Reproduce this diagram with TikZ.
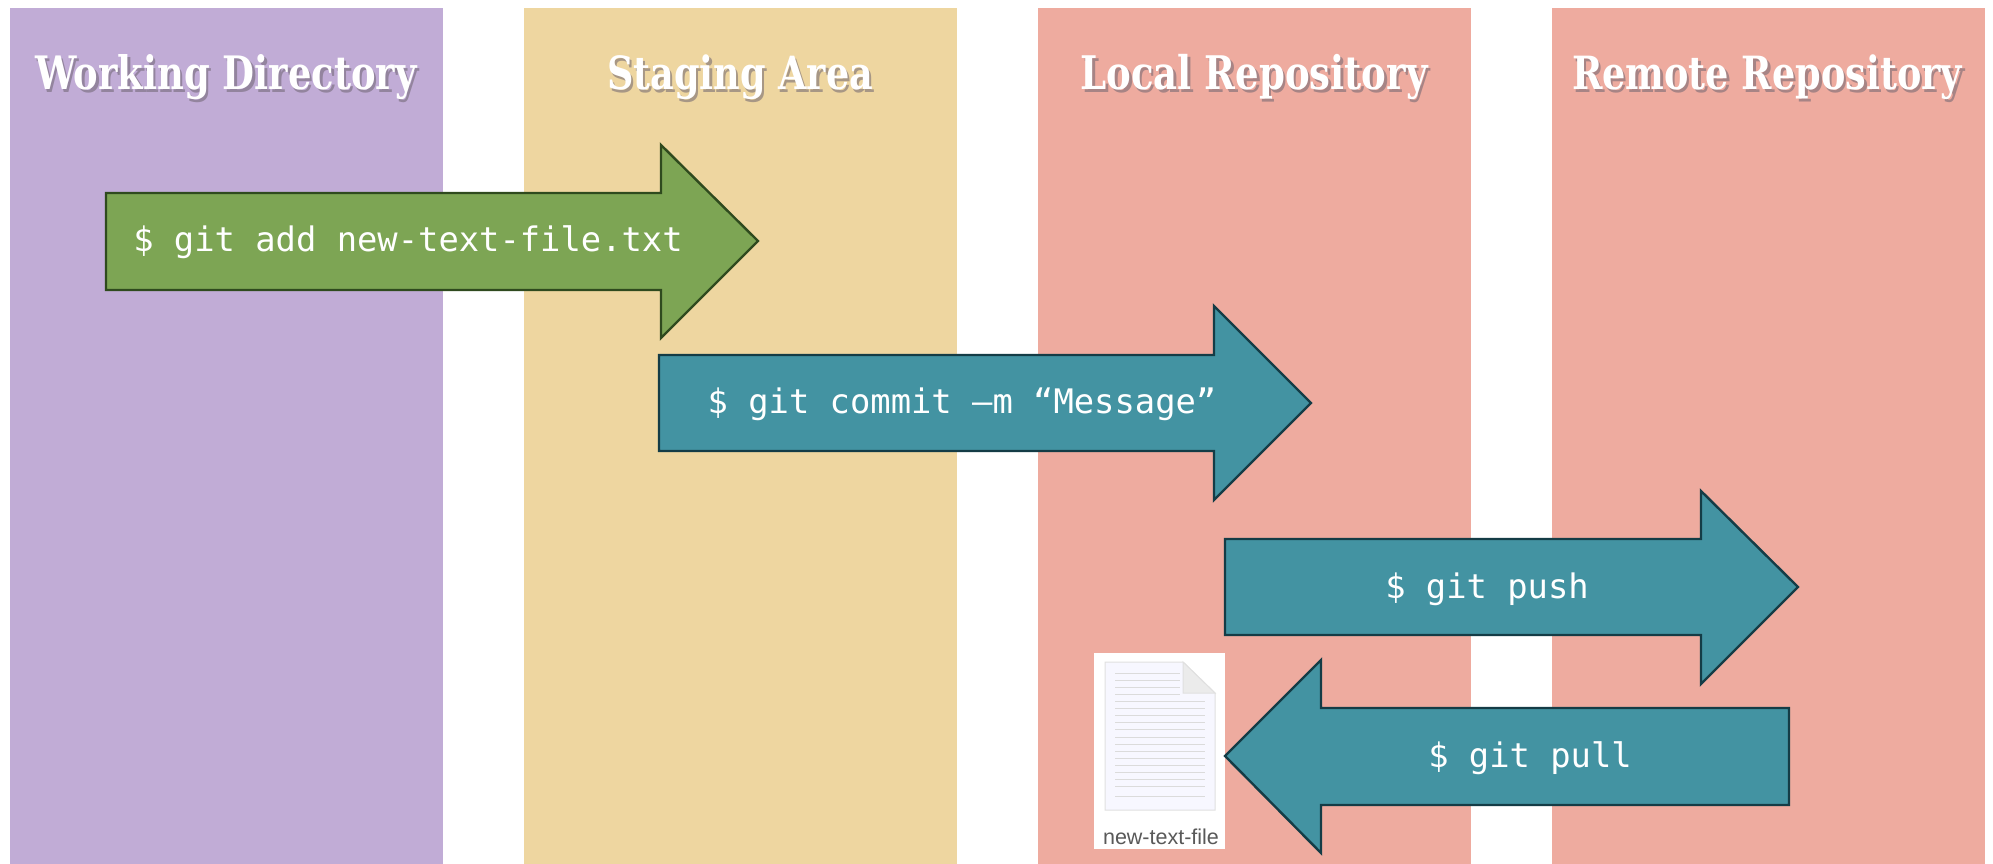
\documentclass[tikz,border=0pt]{standalone}
\usepackage{graphicx}
\usepackage{fontspec}
\setmainfont{Liberation Sans}
\newfontfamily\headfont{DejaVu Serif}
\newfontfamily\cmdfont{DejaVu Sans Mono}
\usetikzlibrary{calc}
\definecolor{purplecol}{HTML}{C1ACD6}
\definecolor{sandcol}{HTML}{EED6A0}
\definecolor{salmoncol}{HTML}{EEAB9F}
\definecolor{greenfill}{HTML}{7DA554}
\definecolor{greenedge}{HTML}{2F4A1E}
\definecolor{tealfill}{HTML}{4393A2}
\definecolor{tealedge}{HTML}{143C46}
\definecolor{shadowcol}{HTML}{6E6470}
\tikzset{
  x=1pt,y=-1pt,
  column/.style={fill=#1,draw=none},
  heading/.style={text=white,font=\headfont\bfseries\fontsize{37}{40}\selectfont,inner sep=0pt,anchor=center},
  headshadow/.style={text=shadowcol,text opacity=0.55,font=\headfont\bfseries\fontsize{37}{40}\selectfont,inner sep=0pt,anchor=center},
  cmd/.style={text=white,font=\cmdfont\fontsize{33.8}{36}\selectfont,inner sep=0pt,anchor=center},
  greenarrow/.style={fill=greenfill,draw=greenedge,line width=2.4pt,line join=miter},
  tealarrow/.style={fill=tealfill,draw=tealedge,line width=2.4pt,line join=miter},
  docline/.style={draw=#1,line width=0.9pt}
}
\begin{document}
\begin{tikzpicture}
\useasboundingbox (0,0) rectangle (1993,864);
\fill[white] (0,0) rectangle (1993,864);
% columns
\path[column=purplecol] (10,8) rectangle (443,864);
\path[column=sandcol] (524,8) rectangle (957,864);
\path[column=salmoncol] (1038,8) rectangle (1471,864);
\path[column=salmoncol] (1552,8) rectangle (1985,864);
% headings
\foreach \nm/\cx/\hw/\tx in {wd/226/381/Working Directory,sa/740/266/Staging Area,lr/1254/347/Local Repository,rr/1767/390/Remote Repository}{
  \node[headshadow,yscale=1.25] at (\cx+2.5,80) {\resizebox{\hw pt}{!}{\tx}};
  \node[heading,yscale=1.25] (\nm) at (\cx,77) {\resizebox{\hw pt}{!}{\tx}};
}
% arrows
\draw[greenarrow] (106,193) -- (661,193) -- (661,145) -- (758,241) -- (661,338) -- (661,290) -- (106,290) -- cycle;
\node[cmd] (add) at (408,242) {\$ git add new-text-file.txt};
\draw[tealarrow] (659,355) -- (1214,355) -- (1214,306) -- (1311,403) -- (1214,500) -- (1214,451) -- (659,451) -- cycle;
\node[cmd] (commit) at (962,404) {\$ git commit –m “Message”};
\draw[tealarrow] (1225,539) -- (1701,539) -- (1701,491) -- (1798,587) -- (1701,684) -- (1701,635) -- (1225,635) -- cycle;
\node[cmd] (push) at (1487,589) {\$ git push};
% file icon
\fill[white] (1094,653) rectangle (1225,849);
\path[fill=white!97!blue,draw=black!12,line width=1pt] (1105,662) -- (1183,662) -- (1215,693) -- (1215,810) -- (1105,810) -- cycle;
\path[fill=black!8,draw=black!12,line width=1pt] (1183,662) -- (1215,693) -- (1183,693) -- cycle;
\foreach \yy in {673,680,687,694}{\draw[docline=black!14] (1115,\yy) -- (1180,\yy);}
\foreach \yy in {701,708,715,722,729,737,744,751,758,765,772,779,786,796}{\draw[docline=black!14] (1115,\yy) -- (1205,\yy);}
\node[inner sep=0pt,text=black!65,font=\fontsize{21.5}{24}\selectfont] (file) at (1161,837) {new-text-file};
% pull arrow
\draw[tealarrow] (1789,708) -- (1321,708) -- (1321,660) -- (1225,756) -- (1321,853) -- (1321,805) -- (1789,805) -- cycle;
\node[cmd] (pull) at (1530,758) {\$ git pull};
\end{tikzpicture}
\end{document}
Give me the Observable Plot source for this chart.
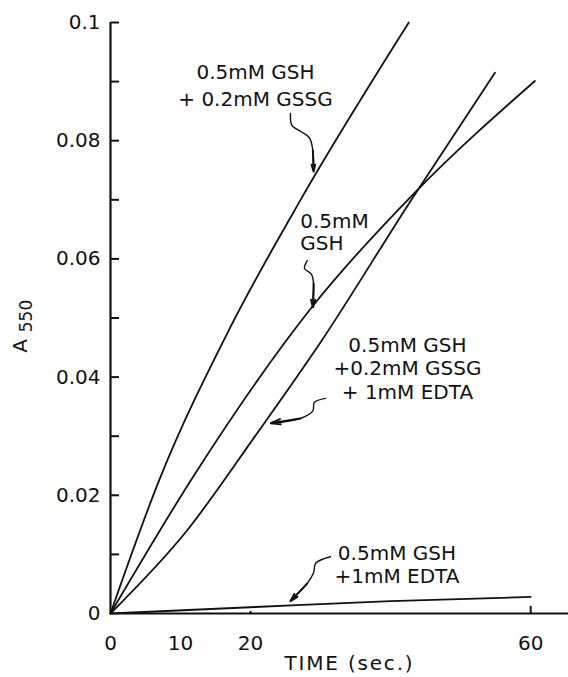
<!DOCTYPE html>
<html>
<head>
<meta charset="utf-8">
<script src="https://cdn.jsdelivr.net/npm/d3@7"></script>
<script src="https://cdn.jsdelivr.net/npm/@observablehq/plot@0.6"></script>
<style>
  body { margin: 0; background: #fff; }
  #chart svg { display: block; }
</style>
</head>
<body>
<div id="chart"></div>
<script>
// ---- Data ----
const seriesNames = ["GSH+GSSG", "GSH", "GSH+GSSG+EDTA", "GSH+EDTA"];

const gssgTime = [0, 6.9, 17.1, 27.1, 42.6];
const gssgA550 = [0, 0.0224, 0.0484, 0.0699, 0.1];

const gshTime = [0, 12.1, 28.8, 43.6, 60.6];
const gshA550 = [0, 0.0237, 0.0519, 0.0714, 0.0901];

const gssgEdtaTime = [0, 10.7, 20.7, 30, 42.9, 54.9];
const gssgEdtaA550 = [0, 0.0137, 0.0301, 0.0459, 0.0699, 0.0915];

const edtaTime = [0, 20.7, 40, 60];
const edtaA550 = [0, 0.0011, 0.0021, 0.0028];

// axis ticks
const yLabelTicks = [0, 0.02, 0.04, 0.06, 0.08, 0.1];
const yLabelText = ["0", "0.02", "0.04", "0.06", "0.08", "0.1"];
const yMinorTicks = [0.01, 0.02, 0.03, 0.04, 0.05, 0.06, 0.07, 0.08, 0.09, 0.1];
const xLabelTicks = [0, 10, 20, 60];
const xLabelText = ["0", "10", "20", "60"];
const xMajorTick = [60];
const xMinorTick = [20];
const xTitle = "TIME (sec.)";
const yTitleMain = "A";
const yTitleSub = "550";

// curve annotations
const annoText = [
  "0.5mM GSH\n+ 0.2mM GSSG",
  "0.5mM\nGSH",
  "0.5mM GSH\n+0.2mM GSSG\n+ 1mM EDTA",
  "0.5mM GSH\n+1mM EDTA"
];
const annoTime = [20.7, 27.1, 42.4, 40.9];
const annoA550 = [0.0896, 0.0646, 0.0416, 0.0084];

// squiggly pointer arrows (time, A550)
const arrowPaths = [
  [[25.7, 0.0846], [25.9, 0.0826], [27.1, 0.0816], [28.4, 0.0805], [28.9, 0.0783], [29.0, 0.0748]],
  [[28.1, 0.0597], [27.7, 0.0584], [28.7, 0.0574], [29.0, 0.0558], [28.9, 0.0518]],
  [[30.7, 0.0364], [29.1, 0.0357], [28.9, 0.0343], [27.1, 0.0330], [22.9, 0.0322]],
  [[31.4, 0.0096], [29.3, 0.0085], [29.0, 0.0069], [28.1, 0.0051], [25.7, 0.0021]]
];

// ---- build tables ----
const rows = [];
[[gssgTime, gssgA550], [gshTime, gshA550], [gssgEdtaTime, gssgEdtaA550], [edtaTime, edtaA550]]
  .forEach(([ts, vs], k) => ts.forEach((t, i) => rows.push({series: seriesNames[k], t, a: vs[i]})));

const annoRows = annoText.map((text, i) => ({text, t: annoTime[i], a: annoA550[i]}));
const annoStyle = [
  {textAnchor: "middle", lineHeight: 1.35},
  {textAnchor: "start", lineHeight: 1.1},
  {textAnchor: "middle", lineHeight: 1.18},
  {textAnchor: "middle", lineHeight: 1.15}
];

const squiggleRows = [];
arrowPaths.forEach((p, k) => p.forEach(([t, a]) => squiggleRows.push({k, t, a})));
const headRows = arrowPaths.map((p, k) => {
  const n = p.length;
  return {k, t1: p[n - 2][0], a1: p[n - 2][1], t2: p[n - 1][0], a2: p[n - 1][1]};
});

const ink = "#111";
const fmtY = d => yLabelText[yLabelTicks.indexOf(d)];
const fmtX = d => xLabelText[xLabelTicks.indexOf(d)];
const W = 568, H = 677, ML = 110, MR = 0, MT = 22, MB = 64;

const chart = Plot.plot({
  width: W,
  height: H,
  marginLeft: ML,
  marginRight: MR,
  marginTop: MT,
  marginBottom: MB,
  style: {fontFamily: "'DejaVu Sans', sans-serif", fontSize: "20px", color: ink, background: "#fff", overflow: "visible"},
  x: {domain: [0, 65.4], label: null, axis: null},
  y: {domain: [0, 0.1], label: null, axis: null},
  marks: [
    // tick labels
    Plot.axisY({ticks: yLabelTicks, tickSize: 0, tickPadding: 10, tickFormat: fmtY, label: null, fontSize: 20}),
    Plot.axisX({ticks: xLabelTicks, tickSize: 0, tickPadding: 22, tickFormat: fmtX, label: null, fontSize: 20}),
    // inward tick marks (drawn by right/top axes shifted onto the left/bottom frame edges)
    Plot.axisY({anchor: "right", dx: -(W - ML - MR), ticks: yMinorTicks, tickSize: 8, tickPadding: 0, tickFormat: () => "", label: null, strokeWidth: 2}),
    Plot.axisX({anchor: "top", dy: (H - MB - MT), ticks: xMajorTick, tickSize: 8, tickPadding: 0, tickFormat: () => "", label: null, strokeWidth: 2}),
    Plot.axisX({anchor: "top", dy: (H - MB - MT), ticks: xMinorTick, tickSize: 3, tickPadding: 0, tickFormat: () => "", label: null, strokeWidth: 2}),
    // axis lines
    Plot.ruleX([0], {stroke: ink, strokeWidth: 2.2}),
    Plot.ruleY([0], {stroke: ink, strokeWidth: 2.2}),
    // data curves
    Plot.line(rows, {x: "t", y: "a", z: "series", curve: "monotone-x", stroke: ink, strokeWidth: 1.8}),
    // pointer arrows
    Plot.line(squiggleRows, {x: "t", y: "a", z: "k", curve: "catmull-rom", stroke: ink, strokeWidth: 1.4}),
    Plot.arrow(headRows, {x1: "t1", y1: "a1", x2: "t2", y2: "a2", stroke: ink, strokeWidth: 2, headLength: 11, headAngle: 30}),
    // annotations
    ...annoRows.map((r, i) => Plot.text([r], {
      x: "t", y: "a", text: "text",
      textAnchor: annoStyle[i].textAnchor, lineAnchor: "middle",
      lineHeight: annoStyle[i].lineHeight, fontSize: 20, fill: ink
    })),
    // axis titles
    Plot.text([xTitle], {frameAnchor: "bottom", textAnchor: "middle", lineAnchor: "middle", dx: 10, dy: 50, fontSize: 20, fill: ink}),
    Plot.text([yTitleMain], {frameAnchor: "left", textAnchor: "middle", lineAnchor: "middle", dx: -90, dy: 28, rotate: -90, fontSize: 20, fill: ink}),
    Plot.text([yTitleSub], {frameAnchor: "left", textAnchor: "middle", lineAnchor: "middle", dx: -84, dy: -2, rotate: -90, fontSize: 17, fill: ink})
  ]
});

// the reference sets the x-axis title with wide letter spacing
d3.select(chart).selectAll("text")
  .filter(function () { return this.textContent === xTitle; })
  .attr("letter-spacing", "1.8px");

document.getElementById("chart").appendChild(chart);
</script>
</body>
</html>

----------------------------------------

» WHAT NEEDS TO BE DONE:
Of all the lines above, how many contain "chart"? Give the number and nothing more.

» FULL RESPONSE:
6